Hi, I used my Super Lifter today and it was great! But I also installed the brass latches and had some trouble with the roof.
I’m in Canberra, and beekeepers here seem to use two brood boxes and remove the super for our cold winters. The brass latches are designed to be placed between the top-most and second boxes and are used to securely hold these two boxes together when they’re tilted with the Super Lifter.
If I have the two brood boxes + the super, the latches are fine. My issue is that once the super is removed overwinter, the roof moves down one box. When only the brood boxes are used without a super installed, the roof can’t be placed directly on top of the brood box without the latches interfering with the roof. So, I’ve had to remove the latches along with the super to replace the roof.

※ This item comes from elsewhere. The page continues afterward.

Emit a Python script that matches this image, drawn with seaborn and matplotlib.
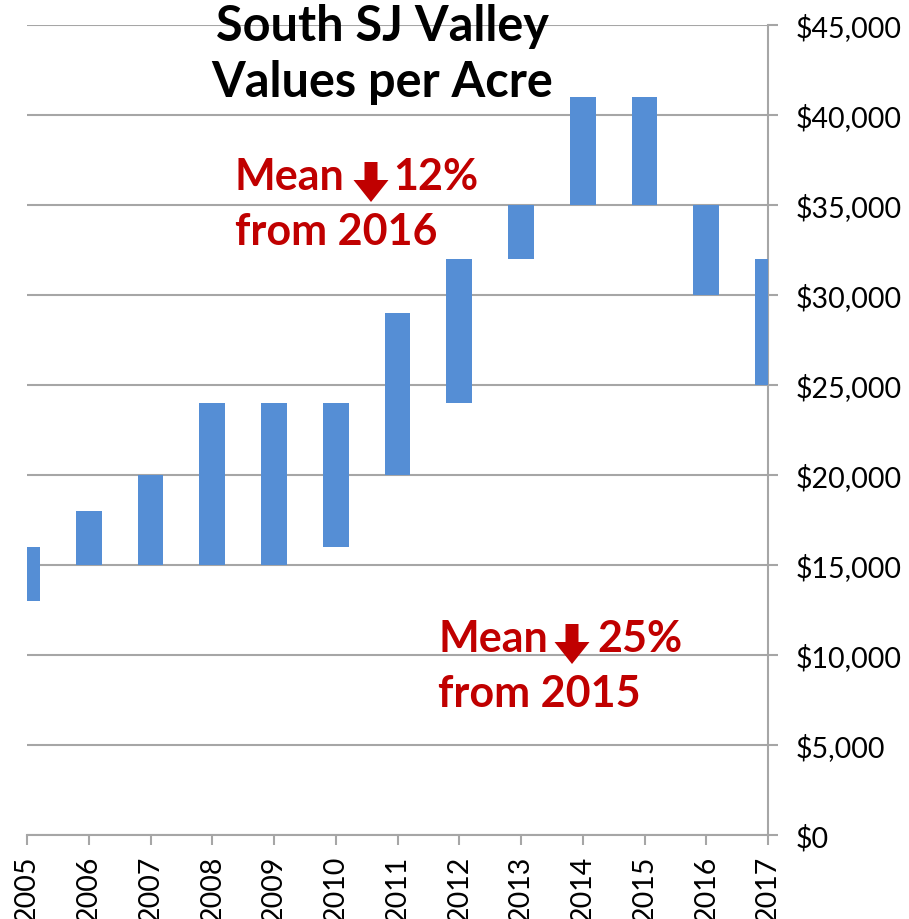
import matplotlib
matplotlib.use("Agg")
import matplotlib.pyplot as plt
import seaborn as sns
import pandas as pd
import numpy as np
from matplotlib.ticker import FuncFormatter, MultipleLocator
from matplotlib.patches import Polygon

years = ["2005", "2006", "2007", "2008", "2009", "2010", "2011",
         "2012", "2013", "2014", "2015", "2016", "2017"]
low = [13000, 15000, 15000, 15000, 15000, 16000, 20000,
       24000, 32000, 35000, 35000, 30000, 25000]
high = [16000, 18000, 20000, 24000, 24000, 24000, 29000,
        32000, 35000, 41000, 41000, 35000, 32000]

df = pd.DataFrame({"year": years, "low": low, "high": high})
df["span"] = df["high"] - df["low"]

sns.set_theme(style="white")
FONT = ["Lato", "DejaVu Sans"]
plt.rcParams["font.family"] = FONT

W, H = 909, 920
fig = plt.figure(figsize=(W / 100, H / 100), dpi=100)
ax = fig.add_axes([27 / W, 1 - 836 / H, (768 - 27) / W, (836 - 26) / H])

grid_col = "#A6A6A6"
sns.barplot(data=df, x="year", y="span", order=years, bottom=df["low"].to_numpy(),
            color="#558ED5", saturation=1, width=0.42, ax=ax, zorder=3,
            linewidth=0)

ax.set_xlim(0, len(years) - 1)
ax.set_ylim(0, 45000)
ax.yaxis.set_major_locator(MultipleLocator(5000))
ax.yaxis.set_major_formatter(FuncFormatter(lambda v, p: f"${v:,.0f}"))
ax.yaxis.tick_right()
ax.grid(axis="y", color=grid_col, linewidth=1.5, zorder=0)
ax.set_axisbelow(True)
ax.set_xlabel("")
ax.set_ylabel("")

for s in ["top", "left"]:
    ax.spines[s].set_visible(False)
for s in ["right", "bottom"]:
    ax.spines[s].set_color(grid_col)
    ax.spines[s].set_linewidth(1.5)

ax.tick_params(axis="y", which="major", right=True, left=False, direction="out",
               length=7, width=1.5, color=grid_col, labelsize=20.5, pad=13,
               labelcolor="black")
ax.tick_params(axis="x", which="major", bottom=True, direction="out",
               length=7, width=1.5, color=grid_col, labelsize=20.5, pad=7,
               labelcolor="black", labelrotation=90)
for lab in ax.get_xticklabels():
    lab.set_va("top")

# title
fig.text(382 / W, 1 - 41 / H, "South SJ Valley", ha="center", va="baseline",
         fontsize=35, fontweight="bold", color="black", family=FONT)
fig.text(382 / W, 1 - 97 / H, "Values per Acre", ha="center", va="baseline",
         fontsize=35, fontweight="bold", color="black", family=FONT)

red = "#C00000"


def down_arrow(cx, top, tip, shaft_w=13, head_w=35, head_h=22):
    pts = [(cx - shaft_w / 2, top), (cx + shaft_w / 2, top),
           (cx + shaft_w / 2, tip - head_h), (cx + head_w / 2, tip - head_h),
           (cx, tip), (cx - head_w / 2, tip - head_h),
           (cx - shaft_w / 2, tip - head_h)]
    pts = [(x / W, 1 - y / H) for x, y in pts]
    fig.patches.append(Polygon(pts, closed=True, transform=fig.transFigure,
                               facecolor=red, edgecolor="none"))


for x0, y0, arrow_cx, pct_x, pct, yr in [(235, 190, 371, 393, "12%", "2016"),
                                          (438, 652, 572, 597, "25%", "2015")]:
    fig.text(x0 / W, 1 - y0 / H, "Mean", ha="left", va="baseline",
             fontsize=31, fontweight="bold", color=red, family=FONT)
    fig.text(pct_x / W, 1 - y0 / H, pct, ha="left", va="baseline",
             fontsize=31, fontweight="bold", color=red, family=FONT)
    down_arrow(arrow_cx, y0 - 27, y0 + 13)
    fig.text(x0 / W, 1 - (y0 + 55) / H, f"from {yr}", ha="left", va="baseline",
             fontsize=31, fontweight="bold", color=red, family=FONT)

fig.savefig("out.png", dpi=100)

One solution might be to cut the roof to fit around the latches. That also means the brass roof stays will no longer be there, so perhaps something will be needed for the latches to attach to the roof in their place.
I would suggest to not use the latches. The only thing that needs tying down is the roof, on account that the bees don’t propolize it down because of the crown board sitting under it. The crown board gets propolized, the same as the boxes.
I never tie anything down. I don’t use crown boards, only hive mats that don’t sit on the edges of the boxes, which allows the bees to propolize the roof to the supers.
You do break the seal, however I’ve found that it reseals once you replace the boxes. In nearly 38 years I’ve never had severe wind blow roofs off, or separate boxes.
I had a similar problem so I sourced some longer bars (loop one end, threaded the other) from Bunnies so I could move the latches down below possible roof height and still reach.
I did raise this problem with the Flow people via email and they got back to me promptly. So they are aware but don’t see it as a major worry yet. Not many have complained.
I know I’m late to this thread, but I’m actually trying to make my own threaded latches that are longer. I put the roof on and then install the lower latch. The issue is the throw is too short, even if you put the upper portion at the very bottom of the top box. The threaded throw is only 2.5in long and about 6 inches total with the triangle bends. I’m going to try an 8 - 10 in bar which should add about 2-4in of length to compensate for the lower install position. If it works out, I will send to Flow for their consideration and adjustment. Only one I won’t do this to is the base to first brood box since you will never put the roof on the base.